Wow, they have a cool "play along" and game replay feature at the Scrabble association page. You can input a board and say who has which letters to see if you can find the best play, etc. Just like chess problem solving. I wonder if they have compositions?!

http://www.scrabble-assoc.com/games//nsc2005/8/004.html

We do indeed have compositions, although they're not particularly common.

Nick Ballard's excellent Scrabble magazine from the 1990s, Medleys, has a cool problem where one had to weigh the chances of fishing a triple-triple-triple, which was in the thousands of points range. :)

If there is interest, I can provide said position and said analysis...

Scrabble is not as tough a game as chess--one can become a couple hundred points worse than Maven (the Deep Blue equivalent) after only a couple-few years of study and play.

That having been said, I find that nowhere but in Scrabble is there such immediate and powerful feedback from having learned something. Getting AGIOUUY on your rack and finding OUGUIYA for 70-something instead of exchanging is a very very powerful rush, that rewards the work you put in studying.

Also, because what you draw is random, there is a luck element to the game, which means that on any given day, you can beat ANYONE. Literally. If I sit down against Kasparov, he is going to win 1000/1000 against me, but if I sit down against someone 800 points higher rated in Scrabble, it is possible for me to win. It removes some of what feels like inevitability in chess, and makes the game better when playing stronger players. Of course, it also means you lose to fish sometimes... :)

The rating system is a logarithmic formula that calculates how likely you are to beat someone. For that reason, you should have the same chance of beating somone 800 points higher than you in scrabble as you would in chess. However, this results in the range of ratings to be smaller.

Yes, you'd think that would be likely, Gary.

However, in Scrabble, there is artificial separation of ratings by divisions. You're not allowed to play in the top division of a tournament unless your rating qualifies for it. Thus, until you are able to beat up on the people in the lower division (or get a good run of tiles) you won't be able to play people rated 800 points higher than you presently, even if you would win more than the 1/100 predicted against them.
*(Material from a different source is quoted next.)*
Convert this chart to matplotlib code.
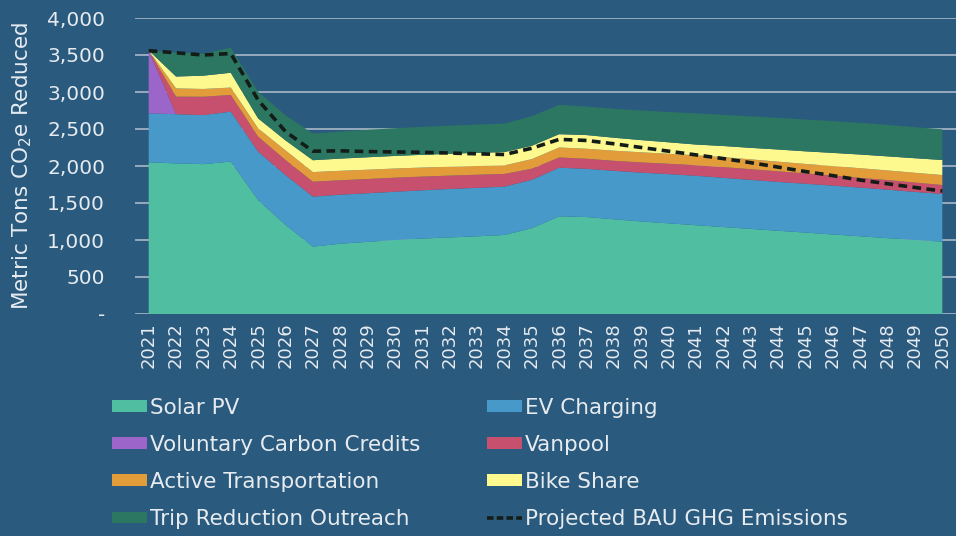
import matplotlib
matplotlib.use("Agg")
import matplotlib.pyplot as plt
from matplotlib.patches import Patch
from matplotlib.lines import Line2D

plt.rcParams['font.family'] = ['DejaVu Sans']

years = list(range(2021, 2051))

solar = [2050, 2035, 2025, 2060, 1540, 1205, 910, 950, 975, 1000, 1020, 1035, 1050, 1068, 1160,
         1320, 1310, 1280, 1250, 1225, 1200, 1175, 1150, 1125, 1100, 1075, 1050, 1025, 1000, 978]
ev_charging = [662, 665, 663, 675, 653, 673, 676, 662, 657, 652, 652, 655, 655, 653, 653,
               657, 652, 655, 660, 665, 668, 665, 662, 660, 660, 660, 658, 655, 650, 644]
voluntary_credits = [850, 0, 0, 0, 0, 0, 0, 0, 0, 0, 0, 0, 0, 0, 0,
                     0, 0, 0, 0, 0, 0, 0, 0, 0, 0, 0, 0, 0, 0, 0]
vanpool = [0, 237, 248, 225, 203, 203, 202, 195, 192, 190, 185, 180, 177, 172, 150,
           138, 136, 135, 138, 140, 142, 145, 145, 143, 140, 136, 132, 130, 126, 121]
active_transport = [0, 112, 105, 100, 112, 130, 130, 128, 126, 124, 122, 120, 118, 115, 130,
                    135, 135, 137, 137, 135, 135, 135, 133, 130, 128, 128, 130, 130, 132, 135]
bike_share = [0, 160, 180, 200, 135, 135, 160, 165, 168, 170, 172, 175, 178, 180, 180,
              180, 185, 175, 165, 155, 145, 150, 155, 165, 170, 178, 185, 190, 197, 203]
trip_reduction = [0, 323, 298, 338, 361, 338, 360, 365, 370, 375, 378, 380, 382, 385, 400,
                  396, 385, 390, 400, 410, 420, 422, 425, 428, 430, 430, 428, 425, 420, 415]
bau = [3558, 3530, 3500, 3520, 2890, 2465, 2200, 2205, 2195, 2190, 2185, 2175, 2165, 2155, 2240,
       2360, 2345, 2300, 2250, 2200, 2150, 2100, 2045, 1985, 1925, 1870, 1810, 1760, 1710, 1662]

series_names = ["Solar PV", "EV Charging", "Voluntary Carbon Credits", "Vanpool",
                "Active Transportation", "Bike Share", "Trip Reduction Outreach"]
bau_name = "Projected BAU GHG Emissions"
colors = ["#50BFA1", "#4699C9", "#9B65C9", "#C8506F", "#E39C3A", "#FDF98F", "#2C7762"]
ytick_vals = [0, 500, 1000, 1500, 2000, 2500, 3000, 3500, 4000]
ytick_labels = ["-", "500", "1,000", "1,500", "2,000", "2,500", "3,000", "3,500", "4,000"]

bg = "#2A5A7E"
txt = "#E6EBF0"
W, H = 956, 536

fig = plt.figure(figsize=(W / 100, H / 100), dpi=100, facecolor=bg)
ax = fig.add_axes([135 / W, 1 - 314 / H, (956 - 135) / W, (314 - 18) / H])
ax.set_facecolor(bg)

ax.stackplot(years, solar, ev_charging, voluntary_credits, vanpool, active_transport,
             bike_share, trip_reduction, colors=colors, linewidth=0, zorder=2)
ax.plot(years, bau, color="#141C18", lw=2.6, ls=(0, (2.4, 1.5)), zorder=3)

ax.set_xlim(2020.5, 2050.5)
ax.set_ylim(0, 4000)
ax.set_yticks(ytick_vals)
ax.set_yticklabels(ytick_labels)
ax.set_xticks(years)
ax.set_xticklabels([str(y) for y in years], rotation=90)
ax.grid(axis='y', color="#A9B9C8", lw=1.2, zorder=1)
ax.set_axisbelow(True)
for s in ax.spines.values():
    s.set_visible(False)
ax.tick_params(axis='both', length=0, colors=txt)
ax.tick_params(axis='y', pad=21.5, labelsize=14.5)
ax.tick_params(axis='x', pad=6, labelsize=13)
ax.set_ylabel("Metric Tons CO$_\\mathregular{2}$e Reduced", color=txt, fontsize=15.5)
ax.yaxis.set_label_coords(-(135 - 22) / (956 - 135), 0.5)
ax.yaxis.label.set_verticalalignment('center')

handles = [Patch(facecolor=c, edgecolor='none') for c in colors]
bau_handle = Line2D([0], [0], color="#141C18", lw=2.6, ls=(0, (1.8, 0.9)))
col1 = [0, 2, 4, 6]
col2 = [1, 3, 5]
leg_kw = dict(frameon=False, fontsize=15.5, labelcolor=txt, handlelength=1.62,
              handleheight=0.46, handletextpad=0.15, labelspacing=0.79, borderaxespad=0,
              borderpad=0, loc='upper left')
fig.legend([handles[i] for i in col1], [series_names[i] for i in col1],
           bbox_to_anchor=(112 / W, 1 - 398 / H), **leg_kw)
fig.legend([handles[i] for i in col2] + [bau_handle], [series_names[i] for i in col2] + [bau_name],
           bbox_to_anchor=(487 / W, 1 - 398 / H), **leg_kw)

fig.savefig("out.png", dpi=100, facecolor=bg)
It turns out that Scrabble ratings are pretty accurate at predicting the victor within about 200 points (and yes, the same Elo formula is used) but really break down over larger gaps, because of the luck factor of drawing tiles. It is pretty safe to say that the total maximum gap between ALL players is about 800-1000 points or so, because sometimes the best players in the world (computers included) get really unlucky while quite poor players have really easy-to-find bingos just land on their racks and have places for them to go down.

Also, the rating system doesn't currently take into account spread (how much you win the game by). This has the effect that if a better player gets better tiles against a worse player, they win by a TON, but if a worse player gets better tiles against a better player, they manage to win by a few points, thus changing the outcome of the game.

Scrabble ratings are also really volatile ( 150 points) because of the luck factor in the game.

Rating review is happening, but not much will likely happen soon.